Mechanism of bio-inspired control of liquid flow
The more we discover about the natural world, the more we find that nature is the greatest engineer. Past research believed that liquids can only be transported in fixed direction on species with specific liquid communication properties and cannot switch the transport direction. Recently, The Hong Kong Polytechnic University (PolyU) researchers have shown that an African plant controls water movement in a previously unknown way — and this could inspire breakthroughs in a range of technologies in fluid dynamics and nature-inspired materials, including applications that require multistep and repeated reactions, such as microassays, medical diagnosis and solar desalination etc. The study has been recently published in the international academic journal Science.

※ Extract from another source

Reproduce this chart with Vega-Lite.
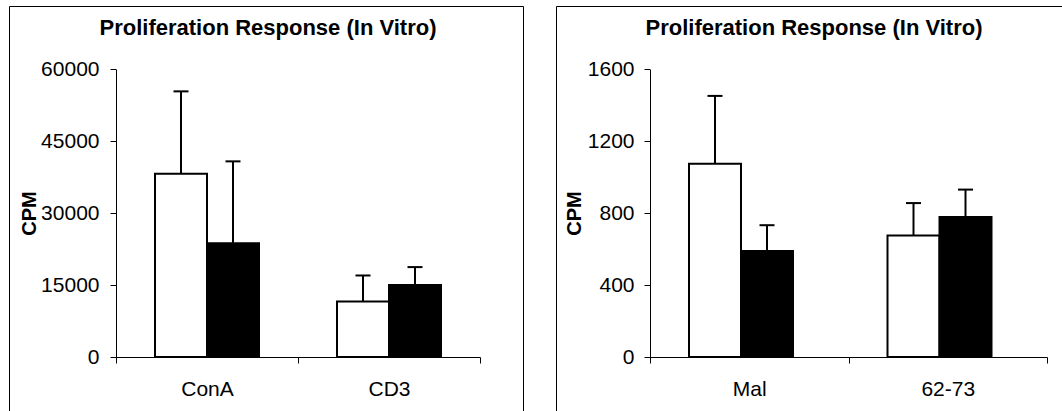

Liquid transport is an unsung miracle of nature. Tall trees, for example, have to lift huge amounts of water every day from their roots to their highest leaves, which they accomplish in perfect silence. Some lizards and plants channel water through capillaries. In the desert, where making the most of scarce moisture is vital, some beetles can capture fog-borne water and direct it along their backs using a chemical gradient.
Scientists have long sought to hone humankind’s ability to move liquids directionally. Applications as diverse as microfluidics, water harvesting, and heat transfer depend on the efficient directional transport of water, or other fluids, at small or large scales. While the above species provide nature-based inspiration, they are limited to moving liquids in a single direction. A research team led by Prof. WANG Liqiu, Otto Poon Charitable Foundation Professor in Smart and Sustainable Energy, Chair Professor of Thermal-Fluid and Energy Engineering, Department of Mechanical Engineering of PolyU, has discovered that the succulent plant Crassula muscosa, native to Namibia and South Africa, can transport liquid in selected directions.
Together with colleagues from the University of Hong Kong and Shandong University, the PolyU researchers noticed that when two separate shoots of the plant were infused with the same liquids, the liquids were transported in opposite directions. In one case, the liquid travelled exclusively towards the tip, whereas the other shoot directed the flow straight to the plant root. Given the arid but foggy conditions in which C. muscosa lives, the ability to trap water and transport it in selected directions is a lifeline for the plant.
As the shoots were held horizontally, gravity can be ruled out as the cause of the selective direction of transport. Instead, the plant’s special properties stem from the tiny leaves packed onto its shoots. Also known as “fins,” they have a unique profile, with a swept-back body (resembling a shark’s fin) tapering to a narrow ending that points to the tip of the plant. The asymmetry of this shape is the secret to C. muscosa’s selective directional liquid transport. It all has to do with manipulating the meniscus — the curved surface on top of a liquid.
Specifically, the key lies in subtle differences between the fin shapes on different shoots. When the rows of fins bend sharply towards the tip, the liquid on the shoot also flows in that direction. However, on a shoot whose fins — although still pointing at the tip — have a more upward profile, the direction of movement is instead to the root. The flow direction depends on the angles between the shoot body and the two sides of the fin, as these control the forces exerted on droplets by the meniscus — blocking flow in one direction and sending it in the other.
Armed with this understanding of how the plant directs liquid flow, the team created an artificial mimic. Dubbed CMIAs, for ‘C. muscosa-inspired arrays’, these 3D-printed fins act like the tilted leaves of C. muscosa, controlling the orientation of liquid flow. Cleverly, while the fins on a natural plant shoot are immobile, the use of a magnetic material for artificial CMIAs allows them to be reoriented at will. Simply by applying a magnetic field, the liquid flow through a CMIA can be reversed. This opens up the possibility of liquid transport along dynamically changing paths in industrial and laboratory settings. Alternatively, flow could be redirected by changing the spacing between fins.
Numerous areas of technology stand to benefit from CMIAs. Prof. Wang said, “There are foresee applications of real-time directional control of fluid flow in microfluidics, chemical synthesis, and biomedical diagnostics. The biology-mimicking CMIA design could also be used not just for transporting liquids but for mixing them, for example in a T-shaped valve. The method is suited to a range of chemicals and overcomes the heating problem found in some other microfluidic technologies.”